Excerpt from a dataset
○ ○ ○ ○

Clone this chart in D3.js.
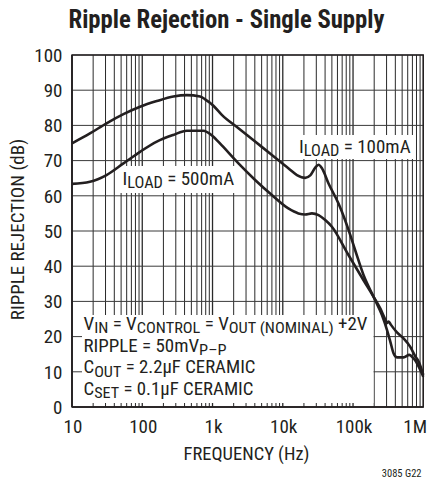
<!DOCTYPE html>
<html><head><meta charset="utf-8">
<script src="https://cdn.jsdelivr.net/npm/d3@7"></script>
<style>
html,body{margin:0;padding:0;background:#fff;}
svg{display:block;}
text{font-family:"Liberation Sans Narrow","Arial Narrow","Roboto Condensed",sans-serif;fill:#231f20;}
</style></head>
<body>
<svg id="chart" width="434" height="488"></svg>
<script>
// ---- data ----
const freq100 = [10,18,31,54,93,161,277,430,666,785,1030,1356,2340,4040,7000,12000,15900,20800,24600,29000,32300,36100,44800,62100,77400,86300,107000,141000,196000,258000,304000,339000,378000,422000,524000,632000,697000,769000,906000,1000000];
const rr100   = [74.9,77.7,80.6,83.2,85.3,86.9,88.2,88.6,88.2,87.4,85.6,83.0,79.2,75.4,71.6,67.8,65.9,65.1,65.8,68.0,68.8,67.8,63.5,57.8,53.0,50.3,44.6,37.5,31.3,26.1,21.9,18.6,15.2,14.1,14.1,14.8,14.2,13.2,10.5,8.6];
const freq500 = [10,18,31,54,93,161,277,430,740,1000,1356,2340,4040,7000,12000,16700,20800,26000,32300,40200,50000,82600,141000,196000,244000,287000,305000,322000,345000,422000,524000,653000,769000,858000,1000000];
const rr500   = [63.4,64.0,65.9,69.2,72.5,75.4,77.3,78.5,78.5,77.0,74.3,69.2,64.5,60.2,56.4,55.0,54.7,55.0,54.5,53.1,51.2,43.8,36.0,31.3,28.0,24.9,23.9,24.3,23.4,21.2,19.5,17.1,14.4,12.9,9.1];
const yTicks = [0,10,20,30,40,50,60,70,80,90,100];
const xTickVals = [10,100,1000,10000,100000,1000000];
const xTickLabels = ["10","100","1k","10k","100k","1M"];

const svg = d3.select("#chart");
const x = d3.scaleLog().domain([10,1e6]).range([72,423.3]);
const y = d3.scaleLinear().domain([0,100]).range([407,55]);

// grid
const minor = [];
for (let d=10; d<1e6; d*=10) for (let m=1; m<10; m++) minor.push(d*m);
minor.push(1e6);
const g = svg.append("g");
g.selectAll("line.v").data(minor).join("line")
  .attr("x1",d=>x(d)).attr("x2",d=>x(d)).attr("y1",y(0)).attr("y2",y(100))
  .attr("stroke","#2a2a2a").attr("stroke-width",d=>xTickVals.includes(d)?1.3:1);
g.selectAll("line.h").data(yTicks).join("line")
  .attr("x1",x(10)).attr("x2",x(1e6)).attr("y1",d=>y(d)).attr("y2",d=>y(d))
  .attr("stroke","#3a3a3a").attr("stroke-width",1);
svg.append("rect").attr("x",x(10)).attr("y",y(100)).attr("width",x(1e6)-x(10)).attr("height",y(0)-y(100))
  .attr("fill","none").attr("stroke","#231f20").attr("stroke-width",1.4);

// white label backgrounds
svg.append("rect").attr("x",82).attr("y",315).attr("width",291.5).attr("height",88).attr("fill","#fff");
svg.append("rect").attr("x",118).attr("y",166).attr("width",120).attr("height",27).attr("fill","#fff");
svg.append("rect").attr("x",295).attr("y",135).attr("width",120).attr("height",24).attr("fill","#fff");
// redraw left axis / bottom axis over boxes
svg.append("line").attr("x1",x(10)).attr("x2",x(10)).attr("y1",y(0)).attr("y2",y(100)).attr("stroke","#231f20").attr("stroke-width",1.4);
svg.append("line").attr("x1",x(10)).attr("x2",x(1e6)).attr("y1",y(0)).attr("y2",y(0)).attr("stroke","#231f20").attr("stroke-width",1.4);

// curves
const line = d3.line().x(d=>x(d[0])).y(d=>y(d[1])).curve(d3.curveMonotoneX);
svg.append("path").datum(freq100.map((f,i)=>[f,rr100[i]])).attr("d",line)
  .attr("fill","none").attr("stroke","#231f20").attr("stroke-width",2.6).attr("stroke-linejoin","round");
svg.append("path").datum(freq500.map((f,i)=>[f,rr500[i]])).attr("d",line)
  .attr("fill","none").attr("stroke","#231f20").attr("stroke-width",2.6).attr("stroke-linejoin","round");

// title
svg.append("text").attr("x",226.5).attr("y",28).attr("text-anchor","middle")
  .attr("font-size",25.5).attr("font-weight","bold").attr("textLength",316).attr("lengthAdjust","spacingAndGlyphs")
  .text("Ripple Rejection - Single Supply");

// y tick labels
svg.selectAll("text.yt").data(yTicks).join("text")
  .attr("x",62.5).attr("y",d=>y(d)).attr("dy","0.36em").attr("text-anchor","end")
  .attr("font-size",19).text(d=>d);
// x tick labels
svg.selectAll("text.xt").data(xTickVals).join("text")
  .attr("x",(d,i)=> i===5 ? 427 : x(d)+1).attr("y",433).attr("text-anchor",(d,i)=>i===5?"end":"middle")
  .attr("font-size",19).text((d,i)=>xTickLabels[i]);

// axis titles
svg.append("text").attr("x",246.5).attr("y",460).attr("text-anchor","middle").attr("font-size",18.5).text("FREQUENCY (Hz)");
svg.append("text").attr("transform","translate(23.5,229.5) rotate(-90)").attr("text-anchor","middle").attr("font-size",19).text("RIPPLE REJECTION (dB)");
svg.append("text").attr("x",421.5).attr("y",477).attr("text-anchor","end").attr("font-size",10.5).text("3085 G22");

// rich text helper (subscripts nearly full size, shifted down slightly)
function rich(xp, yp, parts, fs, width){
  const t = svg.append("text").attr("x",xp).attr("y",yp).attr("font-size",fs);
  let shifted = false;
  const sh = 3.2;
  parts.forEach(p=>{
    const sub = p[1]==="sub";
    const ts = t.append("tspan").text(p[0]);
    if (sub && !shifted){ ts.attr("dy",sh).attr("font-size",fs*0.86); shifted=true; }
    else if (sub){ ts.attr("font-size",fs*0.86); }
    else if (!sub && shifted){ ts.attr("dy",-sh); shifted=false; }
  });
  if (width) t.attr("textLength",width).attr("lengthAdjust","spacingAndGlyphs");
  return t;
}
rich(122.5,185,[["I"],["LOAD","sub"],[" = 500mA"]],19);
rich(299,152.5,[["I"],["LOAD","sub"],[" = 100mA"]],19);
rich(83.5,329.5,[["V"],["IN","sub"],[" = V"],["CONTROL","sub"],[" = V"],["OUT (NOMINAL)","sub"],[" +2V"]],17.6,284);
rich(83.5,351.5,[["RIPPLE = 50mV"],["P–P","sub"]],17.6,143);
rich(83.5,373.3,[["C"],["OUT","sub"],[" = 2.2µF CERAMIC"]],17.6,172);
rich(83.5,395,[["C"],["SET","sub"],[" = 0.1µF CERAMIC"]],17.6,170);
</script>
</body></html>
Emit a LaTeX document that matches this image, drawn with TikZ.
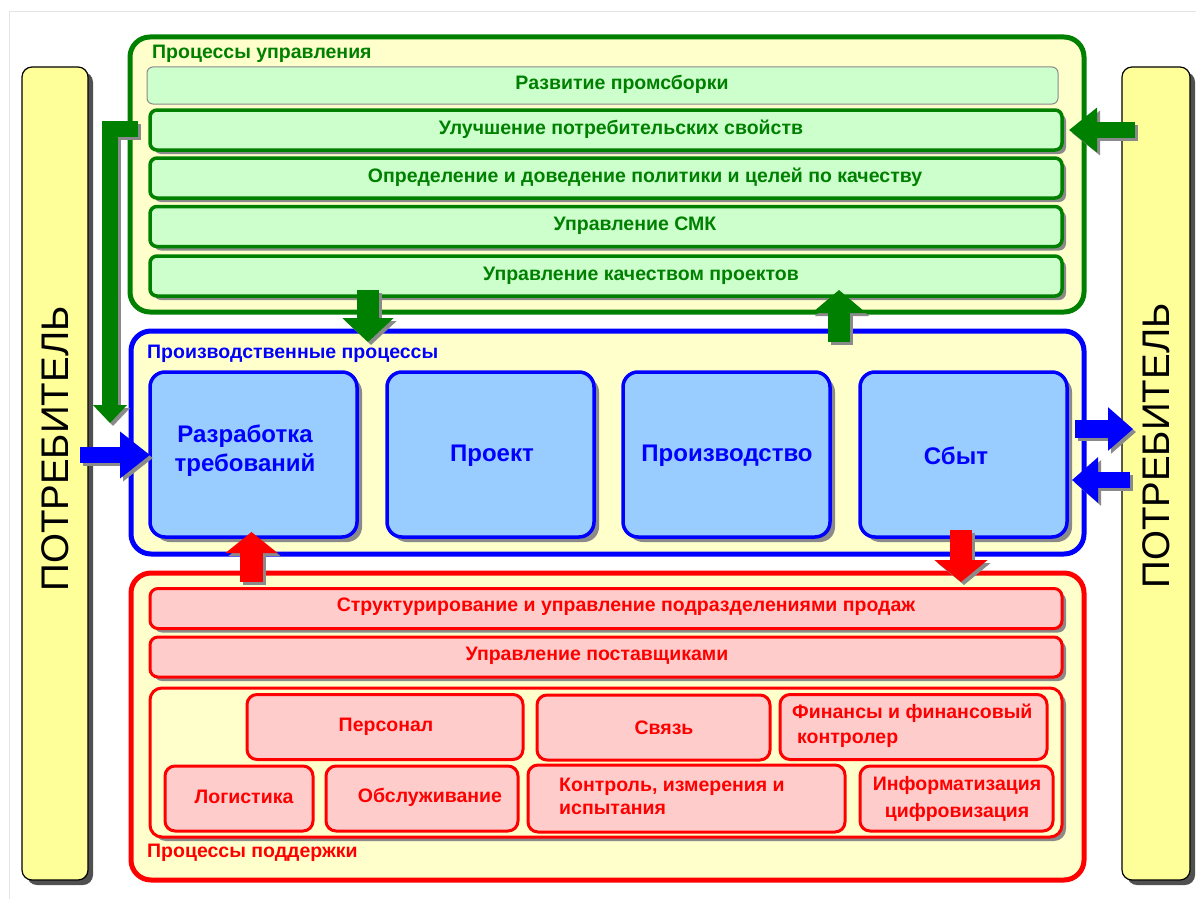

○ ○ ○ ○

*WORK TO COMPLETE*.
Retype all entries exactly as they appear, dropping the images.

*RESULT BELOW*.
Clone this chart in D3.js.
<!DOCTYPE html>
<html><head><meta charset="utf-8">
<script src="https://cdn.jsdelivr.net/npm/d3@7"></script>
<style>
html,body{margin:0;padding:0;background:#fff;}
svg{display:block;}
text{font-family:"Liberation Sans Narrow","Arial Narrow","Roboto Condensed",sans-serif;fill:#231f20;}
</style></head>
<body>
<svg id="chart" width="434" height="488"></svg>
<script>
// ---- data ----
const freq100 = [10,18,31,54,93,161,277,430,666,785,1030,1356,2340,4040,7000,12000,15900,20800,24600,29000,32300,36100,44800,62100,77400,86300,107000,141000,196000,258000,304000,339000,378000,422000,524000,632000,697000,769000,906000,1000000];
const rr100   = [74.9,77.7,80.6,83.2,85.3,86.9,88.2,88.6,88.2,87.4,85.6,83.0,79.2,75.4,71.6,67.8,65.9,65.1,65.8,68.0,68.8,67.8,63.5,57.8,53.0,50.3,44.6,37.5,31.3,26.1,21.9,18.6,15.2,14.1,14.1,14.8,14.2,13.2,10.5,8.6];
const freq500 = [10,18,31,54,93,161,277,430,740,1000,1356,2340,4040,7000,12000,16700,20800,26000,32300,40200,50000,82600,141000,196000,244000,287000,305000,322000,345000,422000,524000,653000,769000,858000,1000000];
const rr500   = [63.4,64.0,65.9,69.2,72.5,75.4,77.3,78.5,78.5,77.0,74.3,69.2,64.5,60.2,56.4,55.0,54.7,55.0,54.5,53.1,51.2,43.8,36.0,31.3,28.0,24.9,23.9,24.3,23.4,21.2,19.5,17.1,14.4,12.9,9.1];
const yTicks = [0,10,20,30,40,50,60,70,80,90,100];
const xTickVals = [10,100,1000,10000,100000,1000000];
const xTickLabels = ["10","100","1k","10k","100k","1M"];

const svg = d3.select("#chart");
const x = d3.scaleLog().domain([10,1e6]).range([72,423.3]);
const y = d3.scaleLinear().domain([0,100]).range([407,55]);

// grid
const minor = [];
for (let d=10; d<1e6; d*=10) for (let m=1; m<10; m++) minor.push(d*m);
minor.push(1e6);
const g = svg.append("g");
g.selectAll("line.v").data(minor).join("line")
  .attr("x1",d=>x(d)).attr("x2",d=>x(d)).attr("y1",y(0)).attr("y2",y(100))
  .attr("stroke","#2a2a2a").attr("stroke-width",d=>xTickVals.includes(d)?1.3:1);
g.selectAll("line.h").data(yTicks).join("line")
  .attr("x1",x(10)).attr("x2",x(1e6)).attr("y1",d=>y(d)).attr("y2",d=>y(d))
  .attr("stroke","#3a3a3a").attr("stroke-width",1);
svg.append("rect").attr("x",x(10)).attr("y",y(100)).attr("width",x(1e6)-x(10)).attr("height",y(0)-y(100))
  .attr("fill","none").attr("stroke","#231f20").attr("stroke-width",1.4);

// white label backgrounds
svg.append("rect").attr("x",82).attr("y",315).attr("width",291.5).attr("height",88).attr("fill","#fff");
svg.append("rect").attr("x",118).attr("y",166).attr("width",120).attr("height",27).attr("fill","#fff");
svg.append("rect").attr("x",295).attr("y",135).attr("width",120).attr("height",24).attr("fill","#fff");
// redraw left axis / bottom axis over boxes
svg.append("line").attr("x1",x(10)).attr("x2",x(10)).attr("y1",y(0)).attr("y2",y(100)).attr("stroke","#231f20").attr("stroke-width",1.4);
svg.append("line").attr("x1",x(10)).attr("x2",x(1e6)).attr("y1",y(0)).attr("y2",y(0)).attr("stroke","#231f20").attr("stroke-width",1.4);

// curves
const line = d3.line().x(d=>x(d[0])).y(d=>y(d[1])).curve(d3.curveMonotoneX);
svg.append("path").datum(freq100.map((f,i)=>[f,rr100[i]])).attr("d",line)
  .attr("fill","none").attr("stroke","#231f20").attr("stroke-width",2.6).attr("stroke-linejoin","round");
svg.append("path").datum(freq500.map((f,i)=>[f,rr500[i]])).attr("d",line)
  .attr("fill","none").attr("stroke","#231f20").attr("stroke-width",2.6).attr("stroke-linejoin","round");

// title
svg.append("text").attr("x",226.5).attr("y",28).attr("text-anchor","middle")
  .attr("font-size",25.5).attr("font-weight","bold").attr("textLength",316).attr("lengthAdjust","spacingAndGlyphs")
  .text("Ripple Rejection - Single Supply");

// y tick labels
svg.selectAll("text.yt").data(yTicks).join("text")
  .attr("x",62.5).attr("y",d=>y(d)).attr("dy","0.36em").attr("text-anchor","end")
  .attr("font-size",19).text(d=>d);
// x tick labels
svg.selectAll("text.xt").data(xTickVals).join("text")
  .attr("x",(d,i)=> i===5 ? 427 : x(d)+1).attr("y",433).attr("text-anchor",(d,i)=>i===5?"end":"middle")
  .attr("font-size",19).text((d,i)=>xTickLabels[i]);

// axis titles
svg.append("text").attr("x",246.5).attr("y",460).attr("text-anchor","middle").attr("font-size",18.5).text("FREQUENCY (Hz)");
svg.append("text").attr("transform","translate(23.5,229.5) rotate(-90)").attr("text-anchor","middle").attr("font-size",19).text("RIPPLE REJECTION (dB)");
svg.append("text").attr("x",421.5).attr("y",477).attr("text-anchor","end").attr("font-size",10.5).text("3085 G22");

// rich text helper (subscripts nearly full size, shifted down slightly)
function rich(xp, yp, parts, fs, width){
  const t = svg.append("text").attr("x",xp).attr("y",yp).attr("font-size",fs);
  let shifted = false;
  const sh = 3.2;
  parts.forEach(p=>{
    const sub = p[1]==="sub";
    const ts = t.append("tspan").text(p[0]);
    if (sub && !shifted){ ts.attr("dy",sh).attr("font-size",fs*0.86); shifted=true; }
    else if (sub){ ts.attr("font-size",fs*0.86); }
    else if (!sub && shifted){ ts.attr("dy",-sh); shifted=false; }
  });
  if (width) t.attr("textLength",width).attr("lengthAdjust","spacingAndGlyphs");
  return t;
}
rich(122.5,185,[["I"],["LOAD","sub"],[" = 500mA"]],19);
rich(299,152.5,[["I"],["LOAD","sub"],[" = 100mA"]],19);
rich(83.5,329.5,[["V"],["IN","sub"],[" = V"],["CONTROL","sub"],[" = V"],["OUT (NOMINAL)","sub"],[" +2V"]],17.6,284);
rich(83.5,351.5,[["RIPPLE = 50mV"],["P–P","sub"]],17.6,143);
rich(83.5,373.3,[["C"],["OUT","sub"],[" = 2.2µF CERAMIC"]],17.6,172);
rich(83.5,395,[["C"],["SET","sub"],[" = 0.1µF CERAMIC"]],17.6,170);
</script>
</body></html>
Emit a LaTeX document that matches this image, drawn with TikZ.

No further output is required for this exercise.